§ **GIVEN INFORMATION**
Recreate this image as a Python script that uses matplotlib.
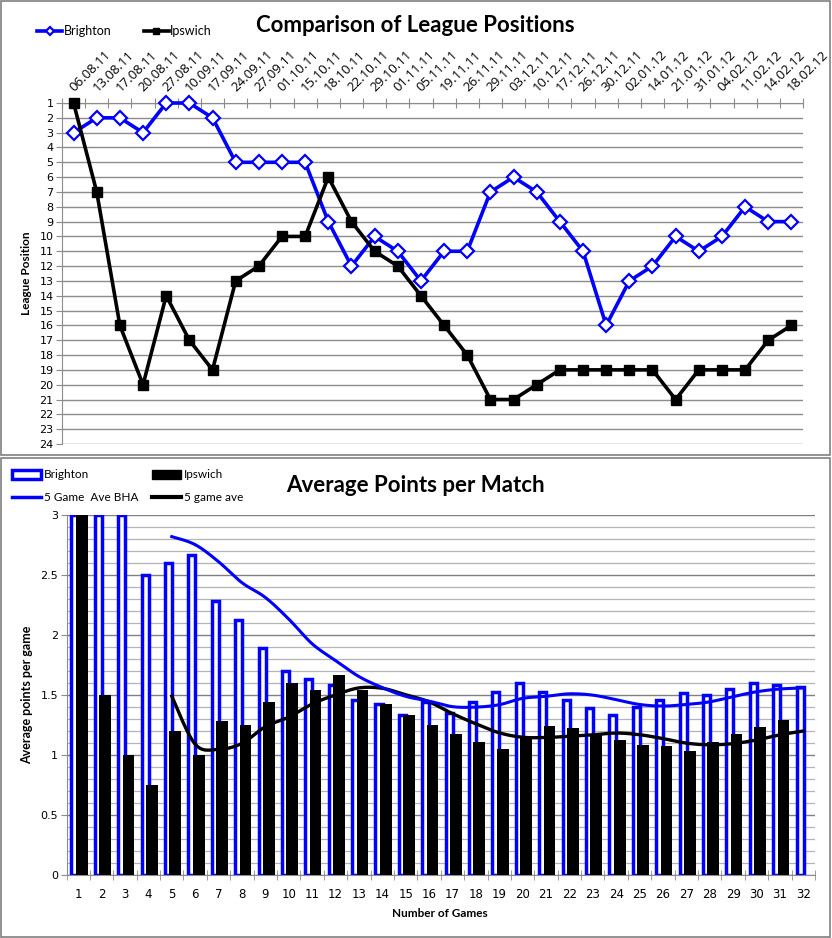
import numpy as np
import matplotlib
matplotlib.use("Agg")
import matplotlib.pyplot as plt
from matplotlib.patches import Patch, Rectangle
from matplotlib.lines import Line2D

# league positions per match date
dates = ["06.08.11", "13.08.11", "17.08.11", "20.08.11", "27.08.11", "10.09.11", "17.09.11", "24.09.11",
         "27.09.11", "01.10.11", "15.10.11", "18.10.11", "22.10.11", "29.10.11", "01.11.11", "05.11.11",
         "19.11.11", "26.11.11", "29.11.11", "03.12.11", "10.12.11", "17.12.11", "26.12.11", "30.12.11",
         "02.01.12", "14.01.12", "21.01.12", "31.01.12", "04.02.12", "11.02.12", "14.02.12", "18.02.12"]
brighton_pos = [3, 2, 2, 3, 1, 1, 2, 5, 5, 5, 5, 9, 12, 10, 11, 13, 11, 11, 7, 6, 7, 9, 11, 16,
                13, 12, 10, 11, 10, 8, 9, 9]
ipswich_pos = [1, 7, 16, 20, 14, 17, 19, 13, 12, 10, 10, 6, 9, 11, 12, 14, 16, 18, 21, 21, 20, 19, 19, 19,
               19, 19, 21, 19, 19, 19, 17, 16]

# average points per match
games = list(range(1, 33))
brighton_avg = [3, 3, 3, 2.5, 2.6, 2.667, 2.286, 2.125, 1.889, 1.7, 1.636, 1.583, 1.462, 1.429, 1.333, 1.438,
                1.353, 1.444, 1.526, 1.6, 1.524, 1.455, 1.391, 1.333, 1.4, 1.462, 1.519, 1.5, 1.552, 1.6,
                1.581, 1.563]
ipswich_avg = [3, 1.5, 1.0, 0.75, 1.2, 1.0, 1.286, 1.25, 1.444, 1.6, 1.545, 1.667, 1.538, 1.429, 1.333, 1.25,
               1.176, 1.111, 1.053, 1.15, 1.238, 1.227, 1.174, 1.125, 1.08, 1.077, 1.037, 1.107, 1.172, 1.233,
               1.29]
ave_games = list(range(5, 33))
bha_5ave = [2.82, 2.753, 2.611, 2.436, 2.313, 2.133, 1.927, 1.787, 1.654, 1.562, 1.489, 1.449, 1.403, 1.399,
            1.419, 1.472, 1.489, 1.51, 1.499, 1.461, 1.421, 1.408, 1.421, 1.443, 1.487, 1.527, 1.55, 1.559]
ips_5ave = [1.49, 1.09, 1.047, 1.097, 1.236, 1.316, 1.425, 1.501, 1.559, 1.556, 1.502, 1.443, 1.345, 1.26,
            1.185, 1.148, 1.146, 1.156, 1.168, 1.183, 1.169, 1.137, 1.099, 1.085, 1.095, 1.125, 1.168, 1.2]

BLUE = "#0000FF"
GRID = "#8c8c8c"
TITLE_FONT = ["Lato", "DejaVu Sans"]
W, H = 832, 938


def smooth(x, y, n=16):
    # catmull-rom, like excel's "smoothed line"
    pts = np.column_stack([x, y]).astype(float)
    p = np.vstack([pts[0], pts, pts[-1]])
    t = np.linspace(0, 1, n)[:, None]
    out = []
    for i in range(1, len(p) - 2):
        p0, p1, p2, p3 = p[i - 1], p[i], p[i + 1], p[i + 2]
        seg = 0.5 * (2 * p1 + (-p0 + p2) * t + (2 * p0 - 5 * p1 + 4 * p2 - p3) * t ** 2
                     + (-p0 + 3 * p1 - 3 * p2 + p3) * t ** 3)
        out.append(seg)
    s = np.vstack(out)
    return s[:, 0], s[:, 1]


def box(l, t, r, b):
    return [l / W, 1 - b / H, (r - l) / W, (b - t) / H]


fig = plt.figure(figsize=(W / 100, H / 100), dpi=100)
fig.add_artist(Rectangle((1 / W, 1 - 455 / H), 829 / W, 454 / H, transform=fig.transFigure,
                         fill=False, edgecolor="#808080", lw=1.2))
fig.add_artist(Rectangle((1 / W, 1 / H), 829 / W, (937 - 458) / H, transform=fig.transFigure,
                         fill=False, edgecolor="#808080", lw=1.2))

# ---------------- top: league positions
ax1 = fig.add_axes(box(62, 103, 803, 444))
x = np.arange(len(dates))
ax1.plot(x, brighton_pos, color=BLUE, lw=2.6, marker="D", ms=7.5, mfc="white", mec=BLUE, mew=1.6,
         clip_on=False, zorder=3, label="Brighton")
ax1.plot(x, ipswich_pos, color="black", lw=2.6, marker="s", ms=7, mfc="black", mec="black",
         clip_on=False, zorder=4, label="Ipswich")
ax1.set_xlim(-0.5, len(dates) - 0.5)
ax1.set_ylim(24, 1)
ax1.set_yticks(range(1, 25))
ax1.tick_params(axis="y", labelsize=8, length=4, color=GRID, pad=2)
ax1.grid(axis="y", color=GRID, lw=1)
ax1.xaxis.tick_top()
ax1.set_xticks(np.arange(-0.5, len(dates), 1))
ax1.set_xticklabels([])
ax1.tick_params(axis="x", direction="inout", length=7, color=GRID)
for i, d in enumerate(dates):
    ax1.text(i + 0.12, 1.025, d, transform=ax1.get_xaxis_transform(), rotation=45, rotation_mode="anchor",
             ha="left", va="bottom", fontsize=9.5, family=["Open Sans", "DejaVu Sans"])
for s in ["right", "bottom"]:
    ax1.spines[s].set_visible(False)
ax1.spines["top"].set_color(GRID)
ax1.spines["left"].set_color(GRID)
ax1.set_axisbelow(True)
fig.text(27 / W, 1 - 273 / H, "League Position", rotation=90, ha="center", va="center",
         fontsize=8.5, fontweight="bold", family=TITLE_FONT)
fig.text(415 / W, 1 - 25 / H, "Comparison of League Positions", ha="center", va="center",
         fontsize=16, fontweight="bold", family=TITLE_FONT)
fig.legend(handles=ax1.get_lines(), loc="upper left", bbox_to_anchor=(26 / W, 1 - 14 / H), ncol=2,
           frameon=False, handlelength=2.0, columnspacing=2.6, handletextpad=0.1,
           prop={"family": TITLE_FONT, "size": 9}, markerscale=0.6)

# ---------------- bottom: average points
ax2 = fig.add_axes(box(66.5, 515, 815, 875))
g = np.array(games)
ax2.bar(g - 0.14, brighton_avg, width=0.3, facecolor="white", edgecolor=BLUE, lw=2.5, zorder=2)
ax2.bar(np.arange(1, len(ipswich_avg) + 1) + 0.15, ipswich_avg, width=0.5, color="black", zorder=3)
sx, sy = smooth(ave_games, bha_5ave)
ax2.plot(sx, sy, color=BLUE, lw=2.2, zorder=5)
sx, sy = smooth(ave_games, ips_5ave)
ax2.plot(sx, sy, color="black", lw=2.4, zorder=4)
ax2.set_xlim(0.5, 32.5)
ax2.set_ylim(0, 3)
ax2.set_yticks(np.arange(0, 3.01, 0.5))
ax2.set_yticklabels(["0", "0.5", "1", "1.5", "2", "2.5", "3"])
ax2.set_yticks(np.arange(0, 3.01, 0.1), minor=True)
ax2.grid(axis="y", which="major", color="#808080", lw=1)
ax2.grid(axis="y", which="minor", color="#b4b4b4", lw=0.9)
ax2.tick_params(axis="y", which="major", labelsize=8, length=4, color=GRID, pad=2)
ax2.tick_params(axis="y", which="minor", length=0)
ax2.set_xticks(games)
ax2.set_xticks(np.arange(0.5, 33, 1), minor=True)
ax2.tick_params(axis="x", which="major", length=0, labelsize=8.5, pad=9)
ax2.tick_params(axis="x", which="minor", direction="inout", length=7, color=GRID)
for s in ["right", "top"]:
    ax2.spines[s].set_visible(False)
ax2.spines["bottom"].set_color(GRID)
ax2.spines["left"].set_color(GRID)
ax2.set_axisbelow(True)
fig.text(27 / W, 1 - 695 / H, "Average points per game", rotation=90, ha="center", va="center",
         fontsize=9, fontweight="bold", family=TITLE_FONT)
fig.text(440 / W, 1 - 913 / H, "Number of Games", ha="center", va="center",
         fontsize=8.5, fontweight="bold", family=TITLE_FONT)
fig.text(415 / W, 1 - 485 / H, "Average Points per Match", ha="center", va="center",
         fontsize=16, fontweight="bold", family=TITLE_FONT)
handles = [Patch(facecolor="white", edgecolor=BLUE, lw=2.5, label="Brighton"),
           Line2D([], [], color=BLUE, lw=2.5, label="5 Game  Ave BHA"),
           Patch(facecolor="black", edgecolor="black", label="Ipswich"),
           Line2D([], [], color="black", lw=3, label="5 game ave")]
fig.legend(handles=handles, loc="upper left", bbox_to_anchor=(4 / W, 1 - 461 / H), ncol=2,
           frameon=False, borderpad=0.2, handlelength=2.4, handleheight=0.8, handletextpad=0.25,
           columnspacing=1.2, labelspacing=1.0, prop={"family": TITLE_FONT, "size": 8.5})

fig.savefig("out.png", dpi=100)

§ **PROMPT**
Take the lines from the start of the material to the line with "from matplotlib.lines import Line2D", both included, and transcribe them exactly without the pictures.

§ **FINISHED EXERCISE**
Recreate this image as a Python script that uses matplotlib.
import numpy as np
import matplotlib
matplotlib.use("Agg")
import matplotlib.pyplot as plt
from matplotlib.patches import Patch, Rectangle
from matplotlib.lines import Line2D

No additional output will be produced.